Per molto tempo si è data per scontata l’inadeguatezza dell’America Latina a vivere positivamente le esperienze chiave dell’Occidente, prima fra tutte quella liberale. E’ una leggenda che la stessa storiografia latinoamericana ha condiviso, e ancora condivide, ma che non è mai stata sostenuta da ricerche empiriche. Si è trattato piuttosto di un rigetto da parte delle élites del sec. XX che ha contaminato stabilmente la cultura accademica, e che meriterebbe uno studio a parte per le analogie con sindromi simili che hanno attanagliato le culture dei paesi latini.
E’ dunque di grande interesse che una ricercatrice dell’Università di Padova abbia pubblicato in Italia una corposissima ricerca d’archivio su un tema così controverso. Tra l’altro questo è il primo di due volumi, ed è auspicabile che si veda presto il secondo. L’opera è divisa in tre grandi e densi capitoli: il primo analizza le crisi dell’impero spagnolo in Perù a seguito dell’abdicazione della corona a favore di Napoleone nel 1808, il secondo la diffusione della costituzione di Cadice, e il terzo l’eredità di Cadice. Protagonista è dunque il costituzionalismo gaditano, che è stato applicato oltreoceano molto più seriamente di quanto la storiografia abbia pensato, e che ha condizionato quasi tutto il secolo.
Ma in che cosa consiste l’eredità gaditana? A parte quella scritta in moltissime carte lungo tutto il secolo, l’eredità più importante, fino ad oggi praticamente sconosciuta, è nella sociabilità politica generata a livello locale. La rappresentanza di tipo gaditano si è costruita su un’idea di cittadinanza molto ampia, notoria, lasciata nelle mani delle comunità locali, che non prevedeva requisiti rigidi, né censitari e nemmeno di alfabetizzazione, e che fu fin dal primo momento aperta agli indios.

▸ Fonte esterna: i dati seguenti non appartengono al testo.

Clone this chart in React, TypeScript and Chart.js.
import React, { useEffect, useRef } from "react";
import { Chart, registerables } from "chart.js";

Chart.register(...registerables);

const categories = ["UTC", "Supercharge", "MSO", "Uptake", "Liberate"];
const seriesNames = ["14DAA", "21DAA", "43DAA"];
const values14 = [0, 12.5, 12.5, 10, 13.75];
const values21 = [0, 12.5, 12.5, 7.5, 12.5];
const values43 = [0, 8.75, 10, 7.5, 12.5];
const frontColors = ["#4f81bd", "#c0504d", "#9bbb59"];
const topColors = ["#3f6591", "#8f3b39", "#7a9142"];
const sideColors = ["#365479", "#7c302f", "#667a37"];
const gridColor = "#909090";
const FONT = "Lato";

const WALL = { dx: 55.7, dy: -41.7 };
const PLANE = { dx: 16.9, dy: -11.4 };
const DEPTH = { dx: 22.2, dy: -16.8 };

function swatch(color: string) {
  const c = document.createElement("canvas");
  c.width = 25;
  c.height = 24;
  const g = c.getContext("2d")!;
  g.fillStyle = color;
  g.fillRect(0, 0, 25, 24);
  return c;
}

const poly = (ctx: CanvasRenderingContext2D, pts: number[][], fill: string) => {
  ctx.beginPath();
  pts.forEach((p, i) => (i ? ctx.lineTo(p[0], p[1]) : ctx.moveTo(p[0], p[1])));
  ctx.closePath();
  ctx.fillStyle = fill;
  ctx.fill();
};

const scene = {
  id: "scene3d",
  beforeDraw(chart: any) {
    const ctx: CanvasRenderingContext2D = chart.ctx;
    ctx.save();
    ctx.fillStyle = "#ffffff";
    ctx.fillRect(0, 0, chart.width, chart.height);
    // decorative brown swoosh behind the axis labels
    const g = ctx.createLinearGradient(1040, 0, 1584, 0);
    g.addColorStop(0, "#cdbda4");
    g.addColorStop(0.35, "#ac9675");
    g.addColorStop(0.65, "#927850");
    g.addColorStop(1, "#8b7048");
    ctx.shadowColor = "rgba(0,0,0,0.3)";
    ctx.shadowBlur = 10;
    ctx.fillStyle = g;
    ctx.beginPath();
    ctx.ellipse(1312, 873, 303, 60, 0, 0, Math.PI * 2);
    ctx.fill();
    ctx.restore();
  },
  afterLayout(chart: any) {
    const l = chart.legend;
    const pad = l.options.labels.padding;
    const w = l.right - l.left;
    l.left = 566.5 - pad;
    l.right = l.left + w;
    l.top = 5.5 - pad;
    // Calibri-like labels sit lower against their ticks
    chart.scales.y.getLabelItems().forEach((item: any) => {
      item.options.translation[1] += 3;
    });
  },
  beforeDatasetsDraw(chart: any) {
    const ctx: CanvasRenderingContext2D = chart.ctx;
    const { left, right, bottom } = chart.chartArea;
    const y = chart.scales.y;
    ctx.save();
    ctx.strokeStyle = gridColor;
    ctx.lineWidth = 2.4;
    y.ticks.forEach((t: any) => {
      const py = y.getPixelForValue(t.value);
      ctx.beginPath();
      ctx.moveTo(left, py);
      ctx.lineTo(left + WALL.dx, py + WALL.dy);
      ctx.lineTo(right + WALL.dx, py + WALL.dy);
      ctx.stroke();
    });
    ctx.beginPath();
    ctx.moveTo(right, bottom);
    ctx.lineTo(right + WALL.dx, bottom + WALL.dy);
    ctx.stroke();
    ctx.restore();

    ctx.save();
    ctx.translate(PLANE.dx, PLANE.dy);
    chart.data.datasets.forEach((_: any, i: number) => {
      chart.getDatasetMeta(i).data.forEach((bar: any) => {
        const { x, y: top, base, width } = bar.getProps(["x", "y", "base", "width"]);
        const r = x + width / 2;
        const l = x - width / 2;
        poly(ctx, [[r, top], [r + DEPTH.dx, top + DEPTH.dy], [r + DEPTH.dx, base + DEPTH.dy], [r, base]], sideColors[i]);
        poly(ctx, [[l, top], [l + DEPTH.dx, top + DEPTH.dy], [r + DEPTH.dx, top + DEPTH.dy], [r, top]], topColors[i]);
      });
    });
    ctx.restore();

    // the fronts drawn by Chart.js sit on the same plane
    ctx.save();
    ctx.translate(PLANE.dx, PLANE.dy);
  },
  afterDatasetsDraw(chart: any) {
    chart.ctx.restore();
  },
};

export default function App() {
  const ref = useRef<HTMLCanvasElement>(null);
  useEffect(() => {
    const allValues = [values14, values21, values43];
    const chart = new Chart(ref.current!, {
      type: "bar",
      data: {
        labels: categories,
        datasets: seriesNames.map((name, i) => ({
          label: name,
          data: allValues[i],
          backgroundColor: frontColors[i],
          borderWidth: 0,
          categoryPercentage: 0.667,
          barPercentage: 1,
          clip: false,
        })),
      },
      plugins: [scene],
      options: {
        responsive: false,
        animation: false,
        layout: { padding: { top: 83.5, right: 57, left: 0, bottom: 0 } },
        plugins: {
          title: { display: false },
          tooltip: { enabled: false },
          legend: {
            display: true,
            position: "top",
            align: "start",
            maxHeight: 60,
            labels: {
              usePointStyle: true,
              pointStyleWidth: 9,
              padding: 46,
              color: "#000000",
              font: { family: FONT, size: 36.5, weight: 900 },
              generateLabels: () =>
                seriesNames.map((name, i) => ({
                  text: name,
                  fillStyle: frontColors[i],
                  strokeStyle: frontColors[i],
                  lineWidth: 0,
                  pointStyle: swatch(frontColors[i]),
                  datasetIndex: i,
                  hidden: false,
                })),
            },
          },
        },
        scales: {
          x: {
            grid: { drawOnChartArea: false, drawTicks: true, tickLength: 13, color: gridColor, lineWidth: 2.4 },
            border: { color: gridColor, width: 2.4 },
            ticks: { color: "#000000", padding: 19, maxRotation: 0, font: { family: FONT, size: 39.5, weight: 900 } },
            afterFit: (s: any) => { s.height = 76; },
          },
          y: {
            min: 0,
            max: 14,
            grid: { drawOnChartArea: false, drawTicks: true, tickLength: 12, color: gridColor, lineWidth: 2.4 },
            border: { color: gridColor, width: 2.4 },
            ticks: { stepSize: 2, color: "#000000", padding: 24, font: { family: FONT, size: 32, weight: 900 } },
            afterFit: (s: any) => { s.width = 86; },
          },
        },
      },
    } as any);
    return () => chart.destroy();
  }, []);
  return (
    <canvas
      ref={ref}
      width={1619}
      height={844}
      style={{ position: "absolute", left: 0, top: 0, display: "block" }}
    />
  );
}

Come sostiene giustamente l’autrice, il fattore più dinamico non va ricercato al centro del sistema politico, nel farsi delle assemblee elettive, ma in periferia, nei municipi elettivi, capaci di fare della cittadinanza liberale uno strumento inedito per difendere l’autonomia delle società locali dall’invadenza delle capitali e dello Stato. Insomma, il protagonista dell’eredità gaditana è il villaggio municipalizzato, un attore dell’antico regime che continua a essere tale ma che è stato costituzionalizzato, e quindi può agire legittimamente per difendere i suoi interessi collettivi.
Poche righe non possono rendere giustizia ad una ricerca ricca e complessa, della quale si possono qui segnalare due punti cruciali: l’adozione del modello gaditano legittima l’esperienza liberale ma la colloca in un territorio ambivalente a cavallo tra antico regime e modernità, e rilancia agli storici questa classica questione, di cui l’America Latina fu un caso esemplare; in secondo luogo questa collocazione rafforza la legittimità politica delle società locali di fronte a quelle centrali. La sfida non è dunque diffondere il liberalismo ma modificarne le logiche territoriali e di socializzazione. Il sospetto è che il liberalismo ispanico e ispanoamericano costituisca storicamente un terzo modello, dopo il francese e l’anglosassone, molto più problematico e, per l’appunto, ambiguo, ma non per questo meno reale degli altri.